▸ **Data provided**
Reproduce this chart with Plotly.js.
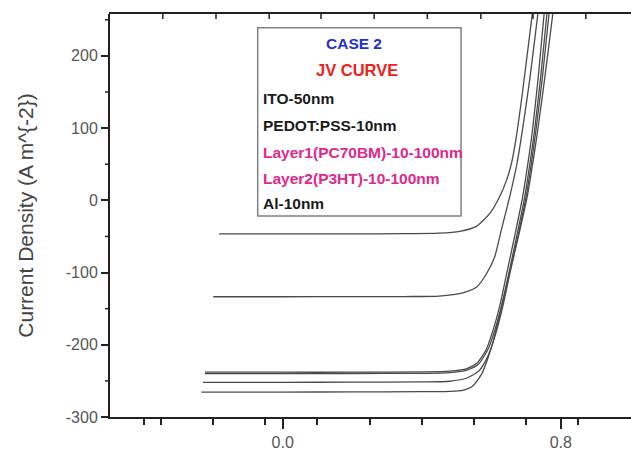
<!DOCTYPE html>
<html>
<head>
<meta charset="utf-8">
<script src="https://cdn.plot.ly/plotly-3.0.1.min.js"></script>
<style>
  html, body { margin: 0; padding: 0; background: #ffffff; overflow: hidden; width: 631px; height: 455px; }
  #chart { width: 680px; height: 455px; }
</style>
</head>
<body>
<div id="chart"></div>
<script>
// ---- Data (Voltage in V, Current density in A m^-2) ----
const voltageA = [-0.183, 0.0, 0.2, 0.35, 0.45, 0.509, 0.557, 0.596, 0.624, 0.644, 0.658, 0.672, 0.69, 0.718, 0.73];
const currentA = [-46.5, -46.5, -46.4, -46.2, -45.5, -43, -36, -18, 5, 28, 51, 88, 150, 258, 300];

const voltageB = [-0.2, 0.0, 0.2, 0.35, 0.45, 0.518, 0.558, 0.587, 0.61, 0.629, 0.653, 0.674, 0.688, 0.71, 0.734, 0.745];
const currentB = [-133.5, -133.5, -133.4, -133.2, -132.5, -128, -120, -101, -78, -41, 5, 51, 92, 165, 258, 300];

const voltageC = [-0.224, 0.0, 0.2, 0.4, 0.48, 0.53, 0.56, 0.585, 0.605, 0.625, 0.645, 0.668, 0.69, 0.705, 0.718, 0.735, 0.752, 0.762];
const currentC = [-238, -238, -238, -237.6, -236.5, -233, -225, -207, -180, -145, -100, -48, 4, 50, 95, 170, 258, 300];

const voltageC2 = [-0.224, 0.0, 0.2, 0.4, 0.48, 0.53, 0.563, 0.59, 0.61, 0.63, 0.651, 0.674, 0.696, 0.711, 0.724, 0.742, 0.76, 0.77];
const currentC2 = [-240, -240, -239.8, -239.5, -238.5, -235, -227, -207, -180, -145, -100, -48, 4, 50, 95, 170, 258, 300];

const voltageD = [-0.23, 0.0, 0.2, 0.4, 0.48, 0.53, 0.565, 0.592, 0.613, 0.633, 0.654, 0.678, 0.7, 0.715, 0.728, 0.747, 0.766, 0.776];
const currentD = [-252, -252, -251.8, -251.5, -250.5, -246, -236, -214, -184, -147, -100, -47, 4, 50, 95, 170, 258, 300];

const voltageE = [-0.234, 0.0, 0.2, 0.4, 0.48, 0.518, 0.547, 0.573, 0.59, 0.605, 0.622, 0.64, 0.658, 0.682, 0.703, 0.719, 0.733, 0.754, 0.777, 0.787];
const currentE = [-265.5, -265.5, -265.3, -265, -264.5, -263, -257, -240, -219, -196, -163, -126, -90, -42, 4, 50, 95, 170, 258, 300];

// ---- Axis ticks ----
const yTickVals = [-300, -200, -100, 0, 100, 200];
const yTickText = ['-300', '-200', '-100', '0', '100', '200'];
const yMinorVals = [-250, -150, -50, 50, 150, 250];
const xTickVals = [0.0, 0.8];
const xTickText = ['0.0', '0.8'];
const xMinorVals = [-0.4, -0.35, -0.2, -0.05, 0.1, 0.25, 0.4, 0.55, 0.7, 0.85];
const xTopTickVals = [-0.345, -0.192, -0.039, 0.11, 0.263, 0.416, 0.57, 0.72, 0.872];

// ---- Info box text ----
const boxTitle = 'CASE 2';
const boxSubtitle = 'JV CURVE';
const boxLines = ['ITO-50nm', 'PEDOT:PSS-10nm', 'Layer1(PC70BM)-10-100nm', 'Layer2(P3HT)-10-100nm', 'Al-10nm'];
const boxLineColors = ['#1a1a1a', '#1a1a1a', '#e0288c', '#e0288c', '#1a1a1a'];

const series = [
  [voltageA, currentA], [voltageB, currentB], [voltageC, currentC],
  [voltageC2, currentC2], [voltageD, currentD], [voltageE, currentE]
];

const traces = series.map(function (s) {
  return {
    x: s[0], y: s[1], type: 'scatter', mode: 'lines',
    line: { color: '#4a4a4a', width: 1.3, shape: 'spline', smoothing: 0.6 },
    hoverinfo: 'skip', showlegend: false
  };
});

// the plot area runs past the right edge of the window (the reference is cropped there)
const xRange = [-0.497, 1.143];
const yRange = [-300, 258];
const plotW = 680 - 110;
const plotH = 455 - 14 - 38;
const axisColor = '#222222';

const annotations = [];
annotations.push({ x: 0.205, y: 216.5, xref: 'x', yref: 'y', text: '<b>' + boxTitle + '</b>', showarrow: false,
  xanchor: 'center', yanchor: 'middle', font: { family: 'Arial, Liberation Sans', size: 15.5, color: '#2230d0' } });
annotations.push({ x: 0.214, y: 180.5, xref: 'x', yref: 'y', text: '<b>' + boxSubtitle + '</b>', showarrow: false,
  xanchor: 'center', yanchor: 'middle', font: { family: 'Arial, Liberation Sans', size: 16.5, color: '#e8241c' } });
const lineY = [140.4, 103, 65.7, 29.6, -5];
boxLines.forEach(function (t, i) {
  annotations.push({ x: -0.062, y: lineY[i], xref: 'x', yref: 'y', text: '<b>' + t + '</b>', showarrow: false,
    xanchor: 'left', yanchor: 'middle', font: { family: 'Arial, Liberation Sans', size: 15.5, color: boxLineColors[i] } });
});

// frame decorations: info box, top frame line with inward ticks, minor ticks on the left axis
const shapes = [{
  type: 'rect', xref: 'x', yref: 'y', x0: -0.072, x1: 0.513, y0: -21.6, y1: 238.8,
  line: { color: '#808080', width: 1.5 }, fillcolor: 'rgba(255,255,255,0)', layer: 'above'
}, {
  type: 'line', xref: 'paper', yref: 'paper', x0: -1 / plotW, x1: 1, y0: 1 + 1 / plotH, y1: 1 + 1 / plotH,
  line: { color: axisColor, width: 2 }, layer: 'above'
}];
xTopTickVals.forEach(function (v) {
  shapes.push({ type: 'line', xref: 'x', yref: 'paper', x0: v, x1: v, y0: 1, y1: 1 - 5 / plotH,
    line: { color: axisColor, width: 1.5 }, layer: 'above' });
});
yMinorVals.forEach(function (v) {
  shapes.push({ type: 'line', xref: 'paper', yref: 'y', x0: -1 / plotW, x1: -5 / plotW, y0: v, y1: v,
    line: { color: axisColor, width: 1.5 }, layer: 'above' });
});

const layout = {
  width: 680, height: 455,
  margin: { l: 110, r: 0, t: 14, b: 38, pad: 0 },
  paper_bgcolor: '#ffffff', plot_bgcolor: '#ffffff',
  showlegend: false,
  xaxis: {
    range: xRange, showgrid: false, zeroline: false,
    showline: true, linecolor: axisColor, linewidth: 2,
    tickmode: 'array', tickvals: xTickVals, ticktext: xTickText,
    ticks: 'outside', ticklen: 10, tickwidth: 1.5, tickcolor: axisColor,
    tickfont: { family: 'Arial, Liberation Sans', size: 16, color: '#555555' },
    minor: { tickmode: 'array', tickvals: xMinorVals, ticks: 'outside', ticklen: 6, tickwidth: 1.5, tickcolor: axisColor }
  },
  yaxis: {
    range: yRange, showgrid: false, zeroline: false,
    showline: true, linecolor: axisColor, linewidth: 2,
    tickmode: 'array', tickvals: yTickVals, ticktext: yTickText,
    ticks: 'outside', ticklen: 7, tickwidth: 1.5, tickcolor: axisColor,
    tickfont: { family: 'Arial, Liberation Sans', size: 16, color: '#555555' },
    title: { text: 'Current Density (A m^{-2})', standoff: 26,
      font: { family: 'Arial, Liberation Sans', size: 21, color: '#444444' } }
  },
  shapes: shapes,
  annotations: annotations
};

Plotly.newPlot('chart', traces, layout, { displayModeBar: false });
</script>
</body>
</html>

▸ **Exercise task**
Reproduce the material above from its first line through the line containing "150, 258, 300];", both ends included, and skip every picture.

▸ **Full response**
Reproduce this chart with Plotly.js.
<!DOCTYPE html>
<html>
<head>
<meta charset="utf-8">
<script src="https://cdn.plot.ly/plotly-3.0.1.min.js"></script>
<style>
  html, body { margin: 0; padding: 0; background: #ffffff; overflow: hidden; width: 631px; height: 455px; }
  #chart { width: 680px; height: 455px; }
</style>
</head>
<body>
<div id="chart"></div>
<script>
// ---- Data (Voltage in V, Current density in A m^-2) ----
const voltageA = [-0.183, 0.0, 0.2, 0.35, 0.45, 0.509, 0.557, 0.596, 0.624, 0.644, 0.658, 0.672, 0.69, 0.718, 0.73];
const currentA = [-46.5, -46.5, -46.4, -46.2, -45.5, -43, -36, -18, 5, 28, 51, 88, 150, 258, 300];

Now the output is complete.